Solution: Consider which aspects of your culture are genuinely foundational and which might benefit from change. Broaden mindsets to avoid similarity bias in cultural evaluations. Assess every candidate’s cultural intelligence — the ability to work within your organization’s culture while thoughtfully evolving it as needed. This balanced approach maintains your core identity while allowing for healthy cultural development under new leadership.
Final Thoughts
CEO succession planning is a strategic plan for a normal, healthy part of organizational growth. Rather than an emergency plan for upheaval (though you’ll need one of those, too), CEO succession is a long-range investment in company success. The resulting bench of qualified CEO successors and a pipeline of up-and-coming leaders transform executive transition from a disruption to an opportunity for continued growth.
FAQs
Who is responsible for CEO succession planning?
CEO succession planning is primarily the responsibility of the board of directors, though they tend to collaborate with the current CEO and executive leaders.
Should a company prioritize internal or external candidates for CEO succession?

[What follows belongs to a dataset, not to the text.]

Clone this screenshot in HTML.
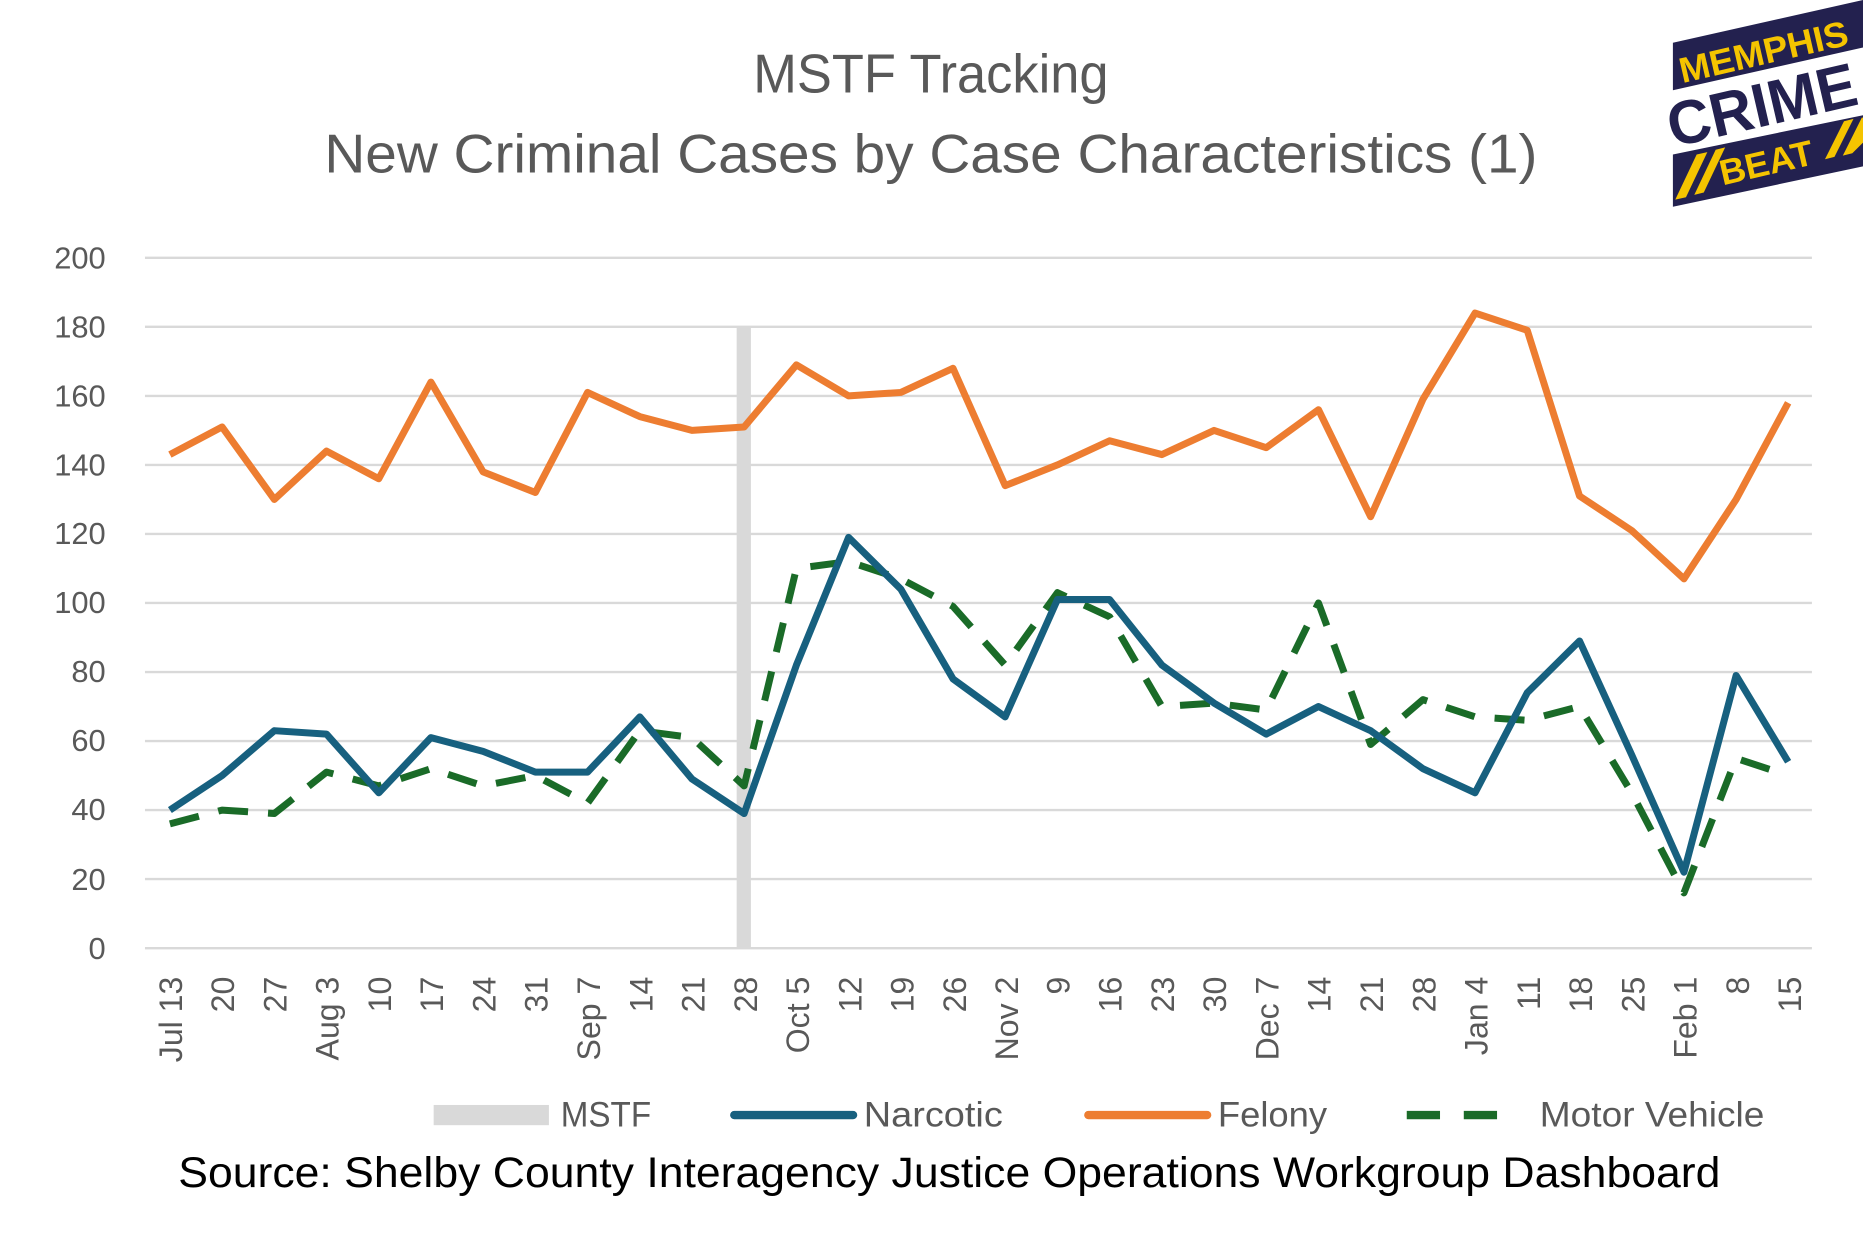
<!DOCTYPE html>
<html><head><meta charset="utf-8"><style>
html,body{margin:0;padding:0;background:#fff;}
svg{display:block;}
text{font-family:"Liberation Sans",sans-serif;}
.n{font-family:"Liberation Sans Narrow","Liberation Sans",sans-serif;}
</style></head><body>
<svg width="1863" height="1234" viewBox="0 0 1568 1038.6" preserveAspectRatio="none" xmlns="http://www.w3.org/2000/svg">
<rect width="1568" height="1039" fill="#fff"/>
<g fill="#595959" font-size="46">
<text class="n" x="634" y="78" textLength="299" lengthAdjust="spacingAndGlyphs">MSTF Tracking</text>
<text class="n" x="273" y="145" textLength="1021" lengthAdjust="spacingAndGlyphs">New Criminal Cases by Case Characteristics (1)</text>
</g>
<!-- logo -->
<g>
<polygon points="1408,36 1568,0 1568,40 1408,76" fill="#23214f"/>
<polygon points="1408,130 1568,97 1568,140 1408,174" fill="#23214f"/>
<polygon points="1410,168 1428,130 1437,128 1419,166" fill="#f5c400"/>
<polygon points="1426,164 1444,126 1452,124 1434,162" fill="#f5c400"/>
<polygon points="1536,134 1552,102 1560,100 1544,132" fill="#f5c400"/>
<polygon points="1551,131 1567,99 1568,99 1568,120 1559,129" fill="#f5c400"/>
<text class="n" transform="translate(1416,70) rotate(-13)" font-size="30" font-weight="bold" fill="#f5c400" textLength="145" lengthAdjust="spacingAndGlyphs">MEMPHIS</text>
<text class="n" transform="translate(1408,124) rotate(-13)" font-size="52" font-weight="bold" fill="#23214f" textLength="162" lengthAdjust="spacingAndGlyphs">CRIME</text>
<text class="n" transform="translate(1450,156) rotate(-13)" font-size="30" font-weight="bold" fill="#f5c400" textLength="80" lengthAdjust="spacingAndGlyphs">BEAT</text>
</g>
<!-- grid -->
<g stroke="#d9d9d9" stroke-width="2">
<line x1="122" x2="1525" y1="217" y2="217"/><line x1="122" x2="1525" y1="275.1" y2="275.1"/>
<line x1="122" x2="1525" y1="333.2" y2="333.2"/><line x1="122" x2="1525" y1="391.3" y2="391.3"/>
<line x1="122" x2="1525" y1="449.4" y2="449.4"/><line x1="122" x2="1525" y1="507.5" y2="507.5"/>
<line x1="122" x2="1525" y1="565.6" y2="565.6"/><line x1="122" x2="1525" y1="623.7" y2="623.7"/>
<line x1="122" x2="1525" y1="681.8" y2="681.8"/><line x1="122" x2="1525" y1="739.9" y2="739.9"/>
<line x1="122" x2="1525" y1="798" y2="798"/>
</g>
<g font-size="26" fill="#595959" text-anchor="end">
<text x="89" y="226">200</text><text x="89" y="284">180</text><text x="89" y="342">160</text>
<text x="89" y="400">140</text><text x="89" y="458">120</text><text x="89" y="516">100</text>
<text x="89" y="574">80</text><text x="89" y="632">60</text><text x="89" y="690">40</text>
<text x="89" y="749">20</text><text x="89" y="807">0</text>
</g>
<rect x="620" y="275" width="12" height="523" fill="#d9d9d9"/>
<g transform="translate(0,798) scale(1,-2.905)" fill="none" stroke-linejoin="round">
<polyline vector-effect="non-scaling-stroke" stroke="#ed7d31" stroke-width="7" points="143,143 186.9,151 230.9,130 274.8,144 318.8,136 362.7,164 406.6,138 450.6,132 494.5,161 538.5,154 582.4,150 626.3,151 670.3,169 714.2,160 758.2,161 802.1,168 846,134 890,140 933.9,147 977.9,143 1021.8,150 1065.7,145 1109.7,156 1153.6,125 1197.6,159 1241.5,184 1285.4,179 1329.4,131 1373.3,121 1417.3,107 1461.2,130 1505,158"/>
<polyline vector-effect="non-scaling-stroke" stroke="#1a6b28" stroke-width="7" stroke-dasharray="30,20" points="143,36 186.9,40 230.9,39 274.8,51 318.8,47 362.7,52 406.6,47 450.6,50 494.5,42 538.5,63 582.4,61 626.3,47 670.3,110 714.2,112 758.2,107 802.1,99 846,82 890,103 933.9,96 977.9,70 1021.8,71 1065.7,69 1109.7,100 1153.6,59 1197.6,72 1241.5,67 1285.4,66 1329.4,70 1373.3,45 1417.3,16 1461.2,55 1505,50"/>
<polyline vector-effect="non-scaling-stroke" stroke="#17607f" stroke-width="7" points="143,40 186.9,50 230.9,63 274.8,62 318.8,45 362.7,61 406.6,57 450.6,51 494.5,51 538.5,67 582.4,49 626.3,39 670.3,82 714.2,119 758.2,104 802.1,78 846,67 890,101 933.9,101 977.9,82 1021.8,71 1065.7,62 1109.7,70 1153.6,63 1197.6,52 1241.5,45 1285.4,74 1329.4,89 1373.3,56 1417.3,22 1461.2,79 1505,54"/>
</g>
<g font-size="27" fill="#595959" text-anchor="end">
<text transform="translate(153,822) rotate(-90)">Jul 13</text>
<text transform="translate(197,822) rotate(-90)">20</text>
<text transform="translate(241,822) rotate(-90)">27</text>
<text transform="translate(285,822) rotate(-90)">Aug 3</text>
<text transform="translate(329,822) rotate(-90)">10</text>
<text transform="translate(373,822) rotate(-90)">17</text>
<text transform="translate(417,822) rotate(-90)">24</text>
<text transform="translate(461,822) rotate(-90)">31</text>
<text transform="translate(505,822) rotate(-90)">Sep 7</text>
<text transform="translate(549,822) rotate(-90)">14</text>
<text transform="translate(593,822) rotate(-90)">21</text>
<text transform="translate(637,822) rotate(-90)">28</text>
<text transform="translate(681,822) rotate(-90)">Oct 5</text>
<text transform="translate(725,822) rotate(-90)">12</text>
<text transform="translate(769,822) rotate(-90)">19</text>
<text transform="translate(813,822) rotate(-90)">26</text>
<text transform="translate(857,822) rotate(-90)">Nov 2</text>
<text transform="translate(900,822) rotate(-90)">9</text>
<text transform="translate(944,822) rotate(-90)">16</text>
<text transform="translate(988,822) rotate(-90)">23</text>
<text transform="translate(1032,822) rotate(-90)">30</text>
<text transform="translate(1076,822) rotate(-90)">Dec 7</text>
<text transform="translate(1120,822) rotate(-90)">14</text>
<text transform="translate(1164,822) rotate(-90)">21</text>
<text transform="translate(1208,822) rotate(-90)">28</text>
<text transform="translate(1252,822) rotate(-90)">Jan 4</text>
<text transform="translate(1296,822) rotate(-90)">11</text>
<text transform="translate(1340,822) rotate(-90)">18</text>
<text transform="translate(1384,822) rotate(-90)">25</text>
<text transform="translate(1428,822) rotate(-90)">Feb 1</text>
<text transform="translate(1472,822) rotate(-90)">8</text>
<text transform="translate(1516,822) rotate(-90)">15</text>
</g>
<!-- legend -->
<rect x="365" y="930" width="97" height="17" fill="#d9d9d9"/>
<line x1="618" x2="718" y1="938.5" y2="938.5" stroke="#17607f" stroke-width="7" stroke-linecap="round"/>
<line x1="916" x2="1016" y1="938.5" y2="938.5" stroke="#ed7d31" stroke-width="7" stroke-linecap="round"/>
<line x1="1184" x2="1280" y1="938.5" y2="938.5" stroke="#1a6b28" stroke-width="7" stroke-dasharray="28,20"/>
<g font-size="30" fill="#595959">
<text class="n" x="472" y="948" textLength="76" lengthAdjust="spacingAndGlyphs">MSTF</text>
<text class="n" x="727" y="948" textLength="117" lengthAdjust="spacingAndGlyphs">Narcotic</text>
<text class="n" x="1025" y="948" textLength="92" lengthAdjust="spacingAndGlyphs">Felony</text>
<text class="n" x="1296" y="948" textLength="189" lengthAdjust="spacingAndGlyphs">Motor Vehicle</text>
</g>
<text class="n" x="150" y="999" font-size="36" fill="#000" textLength="1298" lengthAdjust="spacingAndGlyphs">Source:  Shelby County Interagency Justice Operations Workgroup Dashboard</text>
</svg>
</body></html>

A company should consider internal and external candidates. Internal candidates can be developed through the succession plan, while an executive search firm can help source C-suite talent that fits the role and organization.
How long does the CEO succession planning process typically take?
CEO succession planning is a long-term process and organizational strategy that starts years before a transition is expected. Once a plan is created, it is continually reviewed and revised over time. Plans also incorporate emergency succession protocols for unplanned CEO exits.
What role does the current CEO play in the succession planning process?
While the board manages the final selection, the current CEO should ideally be involved in succession planning from as early as day one. The current CEO can help identify and develop internal candidates as part of the succession planning task force.